◆ What is being asked
For the copy, please give all of the data again exactly and leave the pictures out.

◆ Stored data
————
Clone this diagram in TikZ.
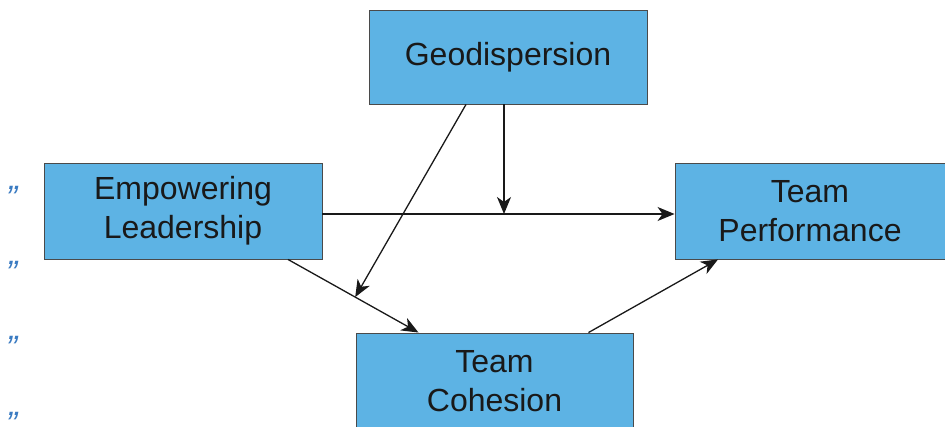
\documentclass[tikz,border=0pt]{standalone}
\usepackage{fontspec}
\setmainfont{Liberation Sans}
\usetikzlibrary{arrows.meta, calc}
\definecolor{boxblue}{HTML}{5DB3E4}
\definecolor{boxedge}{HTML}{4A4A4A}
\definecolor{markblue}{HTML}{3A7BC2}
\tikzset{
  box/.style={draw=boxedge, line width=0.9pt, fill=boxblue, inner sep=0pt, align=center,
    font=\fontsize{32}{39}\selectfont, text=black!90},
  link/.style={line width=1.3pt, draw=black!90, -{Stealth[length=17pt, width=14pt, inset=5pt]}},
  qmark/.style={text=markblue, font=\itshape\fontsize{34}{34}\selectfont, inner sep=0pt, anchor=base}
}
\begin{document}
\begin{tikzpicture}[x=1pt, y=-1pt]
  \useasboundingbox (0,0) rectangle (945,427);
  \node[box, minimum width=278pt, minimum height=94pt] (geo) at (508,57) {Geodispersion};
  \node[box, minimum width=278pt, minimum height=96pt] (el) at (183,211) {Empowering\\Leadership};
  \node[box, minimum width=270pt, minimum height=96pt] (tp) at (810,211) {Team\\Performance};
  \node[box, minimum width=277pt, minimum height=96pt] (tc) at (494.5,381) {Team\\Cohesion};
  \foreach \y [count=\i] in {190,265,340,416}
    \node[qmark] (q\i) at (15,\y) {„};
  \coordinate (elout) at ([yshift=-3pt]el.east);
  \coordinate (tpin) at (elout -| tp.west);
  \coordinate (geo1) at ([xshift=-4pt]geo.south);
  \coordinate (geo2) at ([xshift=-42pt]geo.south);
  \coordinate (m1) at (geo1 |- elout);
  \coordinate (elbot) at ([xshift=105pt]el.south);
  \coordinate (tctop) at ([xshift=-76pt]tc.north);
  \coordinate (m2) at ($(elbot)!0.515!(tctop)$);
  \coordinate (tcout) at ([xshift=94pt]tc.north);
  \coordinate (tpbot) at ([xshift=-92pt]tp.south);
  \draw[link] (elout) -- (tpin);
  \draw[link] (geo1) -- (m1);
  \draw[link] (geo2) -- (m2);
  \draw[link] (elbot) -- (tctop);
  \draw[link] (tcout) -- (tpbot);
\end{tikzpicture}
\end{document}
————
◆ Answer for the task
Clone this diagram in TikZ.
\documentclass[tikz,border=0pt]{standalone}
\usepackage{fontspec}
\setmainfont{Liberation Sans}
\usetikzlibrary{arrows.meta, calc}
\definecolor{boxblue}{HTML}{5DB3E4}
\definecolor{boxedge}{HTML}{4A4A4A}
\definecolor{markblue}{HTML}{3A7BC2}
\tikzset{
  box/.style={draw=boxedge, line width=0.9pt, fill=boxblue, inner sep=0pt, align=center,
    font=\fontsize{32}{39}\selectfont, text=black!90},
  link/.style={line width=1.3pt, draw=black!90, -{Stealth[length=17pt, width=14pt, inset=5pt]}},
  qmark/.style={text=markblue, font=\itshape\fontsize{34}{34}\selectfont, inner sep=0pt, anchor=base}
}
\begin{document}
\begin{tikzpicture}[x=1pt, y=-1pt]
  \useasboundingbox (0,0) rectangle (945,427);
  \node[box, minimum width=278pt, minimum height=94pt] (geo) at (508,57) {Geodispersion};
  \node[box, minimum width=278pt, minimum height=96pt] (el) at (183,211) {Empowering\\Leadership};
  \node[box, minimum width=270pt, minimum height=96pt] (tp) at (810,211) {Team\\Performance};
  \node[box, minimum width=277pt, minimum height=96pt] (tc) at (494.5,381) {Team\\Cohesion};
  \foreach \y [count=\i] in {190,265,340,416}
    \node[qmark] (q\i) at (15,\y) {„};
  \coordinate (elout) at ([yshift=-3pt]el.east);
  \coordinate (tpin) at (elout -| tp.west);
  \coordinate (geo1) at ([xshift=-4pt]geo.south);
  \coordinate (geo2) at ([xshift=-42pt]geo.south);
  \coordinate (m1) at (geo1 |- elout);
  \coordinate (elbot) at ([xshift=105pt]el.south);
  \coordinate (tctop) at ([xshift=-76pt]tc.north);
  \coordinate (m2) at ($(elbot)!0.515!(tctop)$);
  \coordinate (tcout) at ([xshift=94pt]tc.north);
  \coordinate (tpbot) at ([xshift=-92pt]tp.south);
  \draw[link] (elout) -- (tpin);
  \draw[link] (geo1) -- (m1);
  \draw[link] (geo2) -- (m2);
  \draw[link] (elbot) -- (tctop);
  \draw[link] (tcout) -- (tpbot);
\end{tikzpicture}
\end{document}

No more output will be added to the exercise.